It is required that the lines from the top of the listing through the line with "const y = d3.scaleLog().domain([yMin,yMax]).range([B,T]);" be reproduced exactly, excluding pictures.

────────────────

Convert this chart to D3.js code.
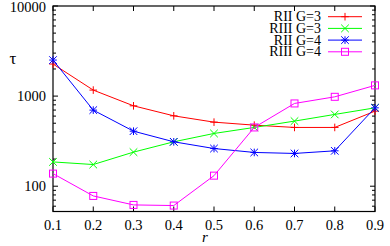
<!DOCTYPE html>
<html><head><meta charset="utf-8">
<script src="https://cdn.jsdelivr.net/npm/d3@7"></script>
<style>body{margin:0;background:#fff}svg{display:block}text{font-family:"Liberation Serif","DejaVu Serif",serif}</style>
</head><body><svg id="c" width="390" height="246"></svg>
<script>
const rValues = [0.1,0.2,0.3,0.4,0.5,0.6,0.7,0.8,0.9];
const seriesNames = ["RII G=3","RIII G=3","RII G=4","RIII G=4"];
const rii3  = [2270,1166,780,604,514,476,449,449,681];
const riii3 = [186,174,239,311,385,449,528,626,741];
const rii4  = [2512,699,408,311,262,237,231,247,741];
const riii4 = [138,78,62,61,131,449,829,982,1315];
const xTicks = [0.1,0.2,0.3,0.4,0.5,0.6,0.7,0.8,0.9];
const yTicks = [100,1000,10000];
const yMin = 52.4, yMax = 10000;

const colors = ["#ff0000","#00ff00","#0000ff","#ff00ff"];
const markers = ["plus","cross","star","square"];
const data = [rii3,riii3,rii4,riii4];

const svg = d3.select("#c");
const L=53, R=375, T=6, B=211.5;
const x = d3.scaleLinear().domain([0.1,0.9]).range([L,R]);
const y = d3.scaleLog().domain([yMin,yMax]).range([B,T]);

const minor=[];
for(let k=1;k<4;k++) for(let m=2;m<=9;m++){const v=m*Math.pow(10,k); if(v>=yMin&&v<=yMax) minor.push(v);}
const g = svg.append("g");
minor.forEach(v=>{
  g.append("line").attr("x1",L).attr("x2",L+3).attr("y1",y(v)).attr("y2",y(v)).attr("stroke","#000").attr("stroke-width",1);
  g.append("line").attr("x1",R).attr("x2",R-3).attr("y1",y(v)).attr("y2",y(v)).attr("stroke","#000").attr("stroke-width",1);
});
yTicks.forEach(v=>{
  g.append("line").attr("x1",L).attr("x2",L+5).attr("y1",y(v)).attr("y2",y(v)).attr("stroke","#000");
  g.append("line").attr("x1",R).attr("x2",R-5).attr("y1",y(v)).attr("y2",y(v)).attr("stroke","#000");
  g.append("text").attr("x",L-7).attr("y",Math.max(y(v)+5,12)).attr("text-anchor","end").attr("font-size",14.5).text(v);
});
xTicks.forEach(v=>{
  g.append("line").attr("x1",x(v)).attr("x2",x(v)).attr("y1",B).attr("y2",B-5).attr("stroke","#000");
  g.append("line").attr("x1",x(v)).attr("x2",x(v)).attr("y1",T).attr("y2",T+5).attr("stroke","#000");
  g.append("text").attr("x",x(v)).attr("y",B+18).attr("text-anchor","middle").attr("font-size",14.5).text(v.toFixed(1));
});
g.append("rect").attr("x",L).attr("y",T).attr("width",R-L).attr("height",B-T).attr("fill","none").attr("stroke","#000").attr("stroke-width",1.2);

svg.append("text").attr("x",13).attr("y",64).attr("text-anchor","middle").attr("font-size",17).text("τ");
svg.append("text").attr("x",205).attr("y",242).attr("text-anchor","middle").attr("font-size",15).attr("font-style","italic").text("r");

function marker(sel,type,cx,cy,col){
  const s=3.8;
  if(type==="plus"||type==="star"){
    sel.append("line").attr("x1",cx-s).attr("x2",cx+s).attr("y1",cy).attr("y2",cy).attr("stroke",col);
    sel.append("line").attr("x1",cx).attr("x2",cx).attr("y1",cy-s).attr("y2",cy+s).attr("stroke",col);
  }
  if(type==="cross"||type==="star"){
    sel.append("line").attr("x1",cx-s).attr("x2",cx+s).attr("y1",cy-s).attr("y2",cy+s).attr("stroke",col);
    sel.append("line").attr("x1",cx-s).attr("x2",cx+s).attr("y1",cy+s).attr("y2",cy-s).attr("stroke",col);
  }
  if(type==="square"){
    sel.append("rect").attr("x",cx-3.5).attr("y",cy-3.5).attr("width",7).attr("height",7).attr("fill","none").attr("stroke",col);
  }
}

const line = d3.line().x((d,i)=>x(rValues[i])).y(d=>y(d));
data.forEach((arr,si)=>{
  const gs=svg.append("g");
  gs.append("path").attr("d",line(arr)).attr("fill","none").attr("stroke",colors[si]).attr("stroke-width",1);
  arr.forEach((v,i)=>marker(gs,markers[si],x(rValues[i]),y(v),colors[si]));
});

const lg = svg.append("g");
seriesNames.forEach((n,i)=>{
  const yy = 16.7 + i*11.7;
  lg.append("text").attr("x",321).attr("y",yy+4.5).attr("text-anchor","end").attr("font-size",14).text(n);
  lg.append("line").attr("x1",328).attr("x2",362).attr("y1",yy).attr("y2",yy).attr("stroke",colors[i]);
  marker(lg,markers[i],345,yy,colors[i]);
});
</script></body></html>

────────────────

■ Correct result:
Convert this chart to D3.js code.
<!DOCTYPE html>
<html><head><meta charset="utf-8">
<script src="https://cdn.jsdelivr.net/npm/d3@7"></script>
<style>body{margin:0;background:#fff}svg{display:block}text{font-family:"Liberation Serif","DejaVu Serif",serif}</style>
</head><body><svg id="c" width="390" height="246"></svg>
<script>
const rValues = [0.1,0.2,0.3,0.4,0.5,0.6,0.7,0.8,0.9];
const seriesNames = ["RII G=3","RIII G=3","RII G=4","RIII G=4"];
const rii3  = [2270,1166,780,604,514,476,449,449,681];
const riii3 = [186,174,239,311,385,449,528,626,741];
const rii4  = [2512,699,408,311,262,237,231,247,741];
const riii4 = [138,78,62,61,131,449,829,982,1315];
const xTicks = [0.1,0.2,0.3,0.4,0.5,0.6,0.7,0.8,0.9];
const yTicks = [100,1000,10000];
const yMin = 52.4, yMax = 10000;

const colors = ["#ff0000","#00ff00","#0000ff","#ff00ff"];
const markers = ["plus","cross","star","square"];
const data = [rii3,riii3,rii4,riii4];

const svg = d3.select("#c");
const L=53, R=375, T=6, B=211.5;
const x = d3.scaleLinear().domain([0.1,0.9]).range([L,R]);
const y = d3.scaleLog().domain([yMin,yMax]).range([B,T]);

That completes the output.